Ostatnio testowany był ograny w ekstraklasie w barwach Polonii Warszawa 30-letni Daniel Gołębiewski, ale on już wyjechał z Suwałk. Wigry zapowiadają pozyskanie snajpera, a trener Artur Skowronek przekonuje, że będzie to duża niespodzianka. Jak mówił wcześniej, do tego transferu może dojść nawet w sierpniu, już po kilku kolejkach rozgrywek I ligi.

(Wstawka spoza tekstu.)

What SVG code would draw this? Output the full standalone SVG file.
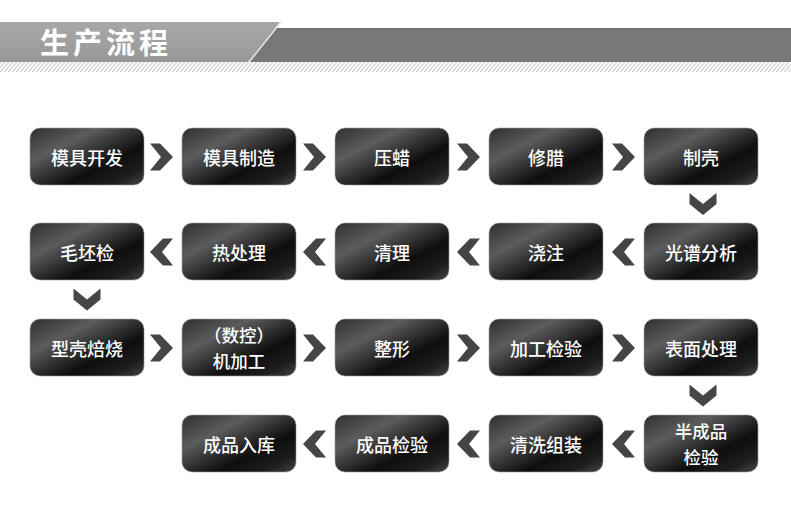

Dla suwalczan sezon rozpocznie się od sobotniego meczu I rundy Pucharu Polski. O 19.00 w Bełchatowie do alki przystąpi całkowicie przebudowana drużyna, której najstarszym graczem jest 26-letni Hieronim Zoch. Rok młodsi są jego konkurent o miejsce w bramce Przemysław Wróbel, wypożyczony w środę z białostockiej Jagiellonii Karol Mackiewicz, do obejrzenia rozmowy z którym zaprosimy Państwa już wkrótce, oraz nowy kapitan Biało-Niebieskich Adrian Jurkowski, przez ostatnie cztery lata obrońca GKS Katowice, wiosną występujący, ale tylko na finiszu rozgrywek, kiedy awans był już pewny, w Sandecji Nowy Sącz.
- Z trenerem i działaczami Sandecji uznaliśmy, że dla mnie najważniejsze jest to, żeby jak najwięcej grać – mówi wychowanek Hutnika Kraków. - Do Suwałk przyjechałem za namową Artura Skowronka, który powiedział, że będzie tutaj tworzył fajną kapelę. Świetną atmosferę tworzą dwie grupy piłkarzy. Młodzi chcą zaistnieć, a ci nieco starsi – mają coś do udowodnienia.
Oprócz mających już pierwszoligowe, a nawet ekstraklasowe doświadczenie Mackiewicza i Roberta Obsta, Jurkowskiego, Zocha, Wróbla, Krzysztofa Wołkowicza, Damiana Gąski, Artura Bogusza, Rafała Remisza, Roberta Dadoka i Mateusza Radeckiego udowodnić, że z powodzeniem mogą występować na zapleczu ekstraklasy zamierzają dotychczasowi drugoligowcy - Mateusz Spychała i Kamil Kościelny z Radomiaka Radom oraz Patryk Sokołowski i Radosław Bukacki z Olimpii Elbląg. Zastnieć w dorosłej piłce chcą wypożyczeni z Jagiellonii Paweł Olszewski, Luka Asatiani i Patryk Klimala, a także zawodnicy rezerw – Krzysztof Sztukowski, Adrian Piekarski, Wojciech Bil, Filip Rusiak i Maciej Radaszkiewicz.
- W czterech sparingach straciliśmy dwie bramki, jest już powtarzalność gry w obronie – mówi Artur Skowronek. – Przed nami za to jeszcze dużo pracy w ofensywie.
Szkoleniowiec prosi jeszcze o wyrozumiałość co do stylu przechodzenia z obrony do ataku, ale obiecuje, że w Bełchatowie jego drużynę będzie interesowało tylko i wyłącznie zwycięstwo.